The Second Coming
Turning and turning in the widening gyre
The falcon cannot hear the falconer;
Things fall apart; the centre cannot hold;
Mere anarchy is loosed upon the world,
The blood-dimmed tide is loosed, and everywhere
The ceremony of innocence is drowned;
The best lack all conviction, while the worst
Are full of passionate intensity.
Surely some revelation is at hand;
Surely the Second Coming is at hand.
The Second Coming! Hardly are those words out
When a vast image out of Spiritus Mundi
Troubles my sight: somewhere in the sands of the desert
A shape with lion body and the head of a man,
A gaze blank and pitiless as the sun,
Is moving its slow thighs, while all about it
Reel shadows of the indignant desert birds.
The darkness drops again; but now I know
That twenty centuries of stony sleep
Were vexed to nightmare by a rocking cradle,
And what rough beast, its hour come round at last,
Slouches toward Bethlehem to be born?
Yeats' poetry went through a period of stylistic simplification at the midpoint of his life. The prominent Irish poet Seamus Heaney commended Yeats for continually altering and refining his poetic craftsmanship. "He reminds you that revision and slog-work are what you have to undergo if you seek the satisfaction of the finish; he bothers you with the suggestion that if you have managed to do one kind of poem your own way, you should cast off that way and face into another area of your experience until you have learned a new voice to say that area properly."

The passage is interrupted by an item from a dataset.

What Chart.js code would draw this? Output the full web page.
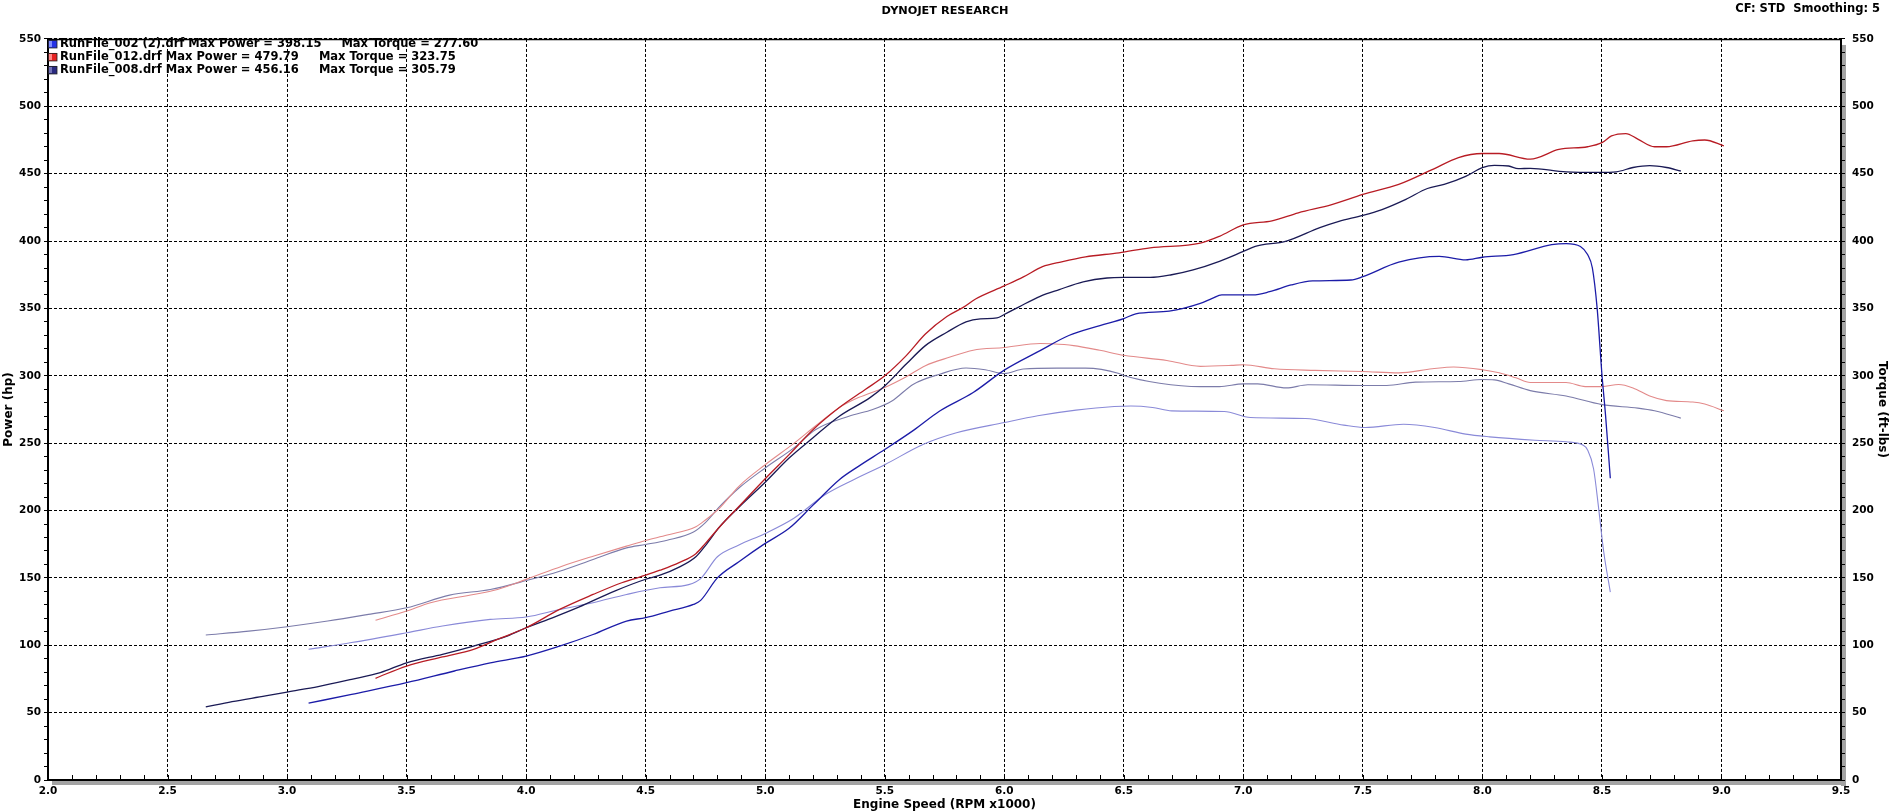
<!DOCTYPE html>
<html><head><meta charset="utf-8">
<script src="https://cdn.jsdelivr.net/npm/chart.js@4.4.1/dist/chart.umd.min.js"></script>
<style>html,body{margin:0;padding:0;background:#fff;overflow:hidden}canvas{display:block}</style>
</head><body>
<canvas id="c" width="1890" height="812"></canvas>
<script>
// ---------- DATA ----------
const chartTitle = 'DYNOJET RESEARCH';
const chartInfo = 'CF: STD  Smoothing: 5';
const xTitle = 'Engine Speed (RPM x1000)';
const yTitle = 'Power (hp)';
const y2Title = 'Torque (ft-lbs)';

const runNames = ['RunFile_002 (2).drf', 'RunFile_012.drf', 'RunFile_008.drf'];
const runMaxPower = ['398.15', '479.79', '456.16'];
const runMaxTorque = ['277.60', '323.75', '305.79'];

// RunFile_002 (2) power
const rpm002P = [3.09,3.27,3.5,3.7,3.85,4.0,4.14,4.28,4.42,4.5,4.6,4.7,4.73,4.8,4.89,5.0,5.1,5.2,5.31,5.39,5.5,5.62,5.73,5.87,6.0,6.15,6.27,6.4,6.5,6.55,6.69,6.82,6.87,6.91,7.04,7.11,7.2,7.29,7.45,7.5,7.65,7.82,7.93,8.0,8.13,8.29,8.35,8.41,8.44,8.46,8.48,8.5,8.515,8.535];
const pow002 = [57,63.6,72.2,80.9,87,92,99.4,108,118,120.5,125.4,130.3,133.3,150,162,175.6,186.8,204,222.9,232.8,245.3,259.5,273.9,287.6,304.2,318.7,329.9,337.3,342.5,346,348,353.7,357.5,360,360,362.4,367.4,370.4,371.1,373.6,384.3,388.6,386,388,390,397.3,398.15,396,390,380,350,301,271,224];
// RunFile_002 (2) torque
const rpm002T = [3.09,3.27,3.5,3.65,3.85,4.0,4.14,4.28,4.42,4.56,4.68,4.73,4.8,4.89,5.0,5.12,5.25,5.37,5.5,5.66,5.8,6.0,6.14,6.3,6.46,6.53,6.62,6.7,6.92,7.03,7.26,7.42,7.51,7.67,7.8,7.93,8.03,8.22,8.35,8.42,8.44,8.465,8.486,8.507,8.535];
const tq002 = [97,102,109.3,114.3,119.2,121,126.6,131.6,137.7,142.7,145,149.5,165.7,174.4,183,194.3,211.7,222.9,234,249,257.7,265.3,270.3,274.5,277.2,277.6,276.5,274,273.5,269,268.3,263.4,261.6,264,261.6,256.7,254.7,252.2,251,248.6,245,231,202,170,139.5];

// RunFile_012 power
const rpm012P = [3.37,3.5,3.65,3.78,3.88,4.0,4.14,4.28,4.4,4.5,4.56,4.64,4.71,4.75,4.81,4.89,5.0,5.1,5.2,5.31,5.42,5.5,5.59,5.67,5.76,5.83,5.88,6.0,6.08,6.16,6.24,6.34,6.48,6.61,6.82,6.9,7.0,7.12,7.23,7.37,7.5,7.65,7.79,7.9,8.0,8.07,8.2,8.32,8.44,8.5,8.54,8.6,8.65,8.72,8.77,8.88,8.93,9.01];
const pow012 = [75.5,84.6,91.3,97,104.4,113,126.6,137.7,146.4,152,155.7,161.4,168,175.6,188,203,223.6,241.5,260,276.4,290,300,315,331,344,351,357,366.7,373.4,381,384.6,388.3,391.3,395,398.5,403.5,412,415,421,427,434.6,442,453,462,465,465,460.8,468,470,473,478,479.79,475.7,470,470,474.4,475,470.7];
// RunFile_012 torque
const rpm012T = [3.37,3.5,3.6,3.78,3.88,4.0,4.15,4.28,4.42,4.5,4.59,4.71,4.75,4.81,4.89,5.0,5.12,5.21,5.31,5.39,5.5,5.59,5.67,5.77,5.87,6.0,6.15,6.2,6.29,6.4,6.5,6.68,6.82,6.95,7.0,7.13,7.3,7.5,7.65,7.79,7.88,8.0,8.07,8.14,8.2,8.35,8.43,8.5,8.57,8.63,8.7,8.77,8.88,8.93,9.01];
const tq012 = [118.5,125.4,131.6,137.7,141.4,148.9,158.7,166.1,173.6,177.8,181.8,188,193,202,218,234,249.8,262.7,276.4,283.8,291.3,299.3,307.5,313.7,319,321,324,323.75,322.4,318.9,315.2,311.4,307,307.7,308.2,305.2,304,303.2,302.2,305.2,306.5,304.5,302.2,298.5,295,295,292,292,293.5,291,285,281.6,280.5,279,274];

// RunFile_008 power
const rpm008P = [2.66,2.77,2.91,3.0,3.13,3.27,3.39,3.5,3.65,3.78,3.92,4.0,4.11,4.22,4.37,4.5,4.56,4.64,4.71,4.75,4.81,4.89,5.0,5.1,5.2,5.31,5.44,5.5,5.59,5.67,5.76,5.84,5.9,5.97,6.0,6.06,6.15,6.23,6.33,6.43,6.5,6.61,6.7,6.79,6.9,7.0,7.05,7.18,7.32,7.4,7.5,7.58,7.68,7.77,7.84,7.93,8.0,8.05,8.11,8.15,8.2,8.35,8.49,8.56,8.63,8.7,8.77,8.83];
const pow008 = [54.2,58.2,62.4,65.3,69.3,74.7,79.7,87,93.3,99.4,106.8,113,120.4,128.3,140.2,149,152,158,165.7,174,188,202.5,221,239,254,270,284,292.5,308.7,322.4,332.3,340,342.3,343,345.5,351,359,364,369.7,372.6,373,373,375,378.6,385,392.3,396,400,410,414.7,419,423.4,431,439,442,448,454.5,456.16,455.7,453.7,454,451.4,451,451.4,454.6,456,454.6,452];
// RunFile_008 torque
const rpm008T = [2.66,2.84,3.0,3.17,3.34,3.5,3.68,3.85,4.0,4.14,4.28,4.42,4.5,4.59,4.7,4.75,4.81,4.89,5.0,5.12,5.21,5.35,5.45,5.53,5.62,5.73,5.84,5.92,6.0,6.08,6.22,6.34,6.48,6.5,6.65,6.82,6.9,7.0,7.06,7.18,7.27,7.5,7.6,7.72,7.9,8.0,8.05,8.11,8.2,8.35,8.5,8.65,8.72,8.83];
const tq008 = [107.6,110.5,113.8,118,122.9,127.8,137.2,141.4,148,155,163.7,172.3,174.8,178,184,191,203,216.7,231.6,246.5,260,270,275,281.3,293.8,301.2,305.79,304.5,301.7,305,305.7,305.7,301.7,300.2,294.5,292,292,294,294,291,293.3,292.8,292.8,295.3,295.8,297.3,297,294,289,285,278.6,276,274,268.6];

// ---------- STYLE ----------
const FONT = '"DejaVu Sans", Verdana, sans-serif';
const colPow = ['#1c1ca8', '#b81c24', '#1a1a55'];
const colTq = ['#8a8ad8', '#e38a8a', '#7c7caa'];
const boxCol = ['#2633e6', '#e62222', '#2a2a80'];
const boxLight = ['#7f8cff', '#ff8a8a', '#7474b8'];

function pts(xs, ys) { return xs.map((x, i) => ({ x: x, y: ys[i] })); }
function onStep(v, s) { const r = v / s; return Math.abs(r - Math.round(r)) < 1e-6; }

const series = [
  { label: 'Power 002', data: pts(rpm002P, pow002), borderColor: colPow[0], borderWidth: 1.3, yAxisID: 'y' },
  { label: 'Power 012', data: pts(rpm012P, pow012), borderColor: colPow[1], borderWidth: 1.3, yAxisID: 'y' },
  { label: 'Power 008', data: pts(rpm008P, pow008), borderColor: colPow[2], borderWidth: 1.3, yAxisID: 'y' },
  { label: 'Torque 002', data: pts(rpm002T, tq002), borderColor: colTq[0], borderWidth: 1.1, yAxisID: 'y2' },
  { label: 'Torque 012', data: pts(rpm012T, tq012), borderColor: colTq[1], borderWidth: 1.1, yAxisID: 'y2' },
  { label: 'Torque 008', data: pts(rpm008T, tq008), borderColor: colTq[2], borderWidth: 1.1, yAxisID: 'y2' }
].map(d => Object.assign(d, { pointRadius: 0, fill: false, cubicInterpolationMode: 'monotone' }));

const decor = {
  id: 'decor',
  beforeDraw(chart) {
    const { ctx, chartArea: a } = chart;
    ctx.save();
    ctx.fillStyle = '#fff';
    ctx.fillRect(0, 0, chart.width, chart.height);
    ctx.fillStyle = '#a3a3a3';
    ctx.fillRect(a.right, a.top + 6, 5, a.bottom - a.top);
    ctx.fillRect(a.left + 4, a.bottom, a.right - a.left + 1, 5);
    ctx.restore();
  },
  afterDraw(chart) {
    const { ctx, chartArea: a } = chart;
    const xs = chart.scales.x;
    ctx.save();
    ctx.strokeStyle = '#000';
    // x tick marks (pointing into the plot)
    ctx.lineWidth = 1;
    ctx.beginPath();
    xs.ticks.forEach(t => {
      const px = Math.round(xs.getPixelForValue(t.value)) + 0.5;
      ctx.moveTo(px, a.bottom);
      ctx.lineTo(px, a.bottom - 5);
    });
    ctx.stroke();
    // top frame line
    ctx.lineWidth = 1.5;
    ctx.beginPath();
    ctx.moveTo(a.left, a.top + 0.5);
    ctx.lineTo(a.right, a.top + 0.5);
    ctx.stroke();
    // header info
    ctx.font = 'bold 11.5px ' + FONT;
    ctx.fillStyle = '#000';
    ctx.textBaseline = 'middle';
    ctx.textAlign = 'right';
    ctx.fillText(chartInfo, 1880, 9.5);
    // legend
    ctx.textAlign = 'left';
    for (let i = 0; i < runNames.length; i++) {
      const by = a.top + 1 + i * 13;
      ctx.fillStyle = boxCol[i];
      ctx.fillRect(a.left, by, 9, 8);
      ctx.fillStyle = boxLight[i];
      ctx.fillRect(a.left + 1, by + 1, 3, 6);
      ctx.strokeStyle = '#222';
      ctx.lineWidth = 0.8;
      ctx.strokeRect(a.left + 0.5, by + 0.5, 8.5, 7.5);
      ctx.fillStyle = '#000';
      const txt = runNames[i] + ' Max Power = ' + runMaxPower[i] + '     Max Torque = ' + runMaxTorque[i];
      ctx.fillText(txt, a.left + 12, by + 4.5);
    }
    ctx.restore();
  }
};

const tickFont = { family: FONT, size: 10.5, weight: 'bold' };
const axisTitleFont = { family: FONT, size: 12, weight: 'bold' };
function yAxis(pos, w, titleText, pad, tpad) {
  return {
    type: 'linear', position: pos, min: 0, max: 550,
    afterFit: s => { s.width = w; },
    ticks: {
      stepSize: 10, autoSkip: false, maxTicksLimit: 1000, color: '#000', font: tickFont, padding: pad,
      callback: v => onStep(v, 50) ? String(Math.round(v)) : ''
    },
    grid: {
      drawOnChartArea: pos === 'left',
      color: c => (c.tick && onStep(c.tick.value, 50)) ? '#000' : 'rgba(0,0,0,0)',
      lineWidth: 1, tickLength: 4, tickColor: '#000', tickWidth: 1
    },
    border: { display: true, color: '#000', width: 2, dash: [3, 2] },
    title: { display: true, text: titleText, color: '#000', font: axisTitleFont, padding: { top: tpad, bottom: 0 } }
  };
}

new Chart(document.getElementById('c'), {
  type: 'line',
  data: { datasets: series },
  plugins: [decor],
  options: {
    responsive: false, animation: false, devicePixelRatio: 1,
    layout: { padding: 0 },
    plugins: {
      legend: { display: false }, tooltip: { enabled: false },
      title: { display: true, text: chartTitle, color: '#000', font: { family: FONT, size: 11.3, weight: 'bold' }, padding: { top: 4, bottom: 21.4 } }
    },
    scales: {
      x: {
        type: 'linear', position: 'bottom', min: 2, max: 9.5,
        afterFit: s => { s.height = 32; },
        ticks: {
          stepSize: 0.1, autoSkip: false, maxTicksLimit: 1000, maxRotation: 0, minRotation: 0,
          color: '#000', font: tickFont, padding: 5,
          callback: v => onStep(v, 0.5) ? Number(v).toFixed(1) : ''
        },
        grid: {
          drawTicks: false,
          color: c => (c.tick && onStep(c.tick.value, 0.5)) ? '#000' : 'rgba(0,0,0,0)',
          lineWidth: 1
        },
        border: { display: true, color: '#000', width: 2, dash: [3, 2] },
        title: { display: true, text: xTitle, color: '#000', font: axisTitleFont, padding: { top: 0, bottom: 0 } }
      },
      y: yAxis('left', 48, yTitle, 3, 1.8),
      y2: yAxis('right', 49, y2Title, 7, 0.8)
    }
  }
});
</script>
</body></html>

* click on Yeats' name under the poem for more information about the poem.
5 comments:
Oh my, oh my . . . this is powerful. And what a perfect piece of poetry you have put with it. Things are falling apart: you can see it. The red circle is riveting, especially against its complement, but the center will not hold if everything falls apart around it. And the loosened boards have the look of a wing. A cruciform composition is so appropriate for the second coming. I would put this on my wall AS IS!
Bravo!
One of my favorite poems ever. . . along with its namesakes, the Joan Didion book and the Joni Mitchell song. And that is a wonderful, intriguing photograph. Where is it?
Wishing you a very happy Christmas.
On Saturday we went to Victoria, Texas to a family get together. On the way home we stopped at a small rural burial ground and walked respectfully among the grave stones while the sun went down. The photo I took is of a piece of fencing right outside that cemetery.
Bravo! I went to Ireland in August and bought a collection of Yeats, very nice to renew my acquaintance with him. (My undergrad English major courses were awhile ago.) The photo is an excellent complement to the poem, again--bravo!
Love the photo, but then also love how you cropped it in the next entry.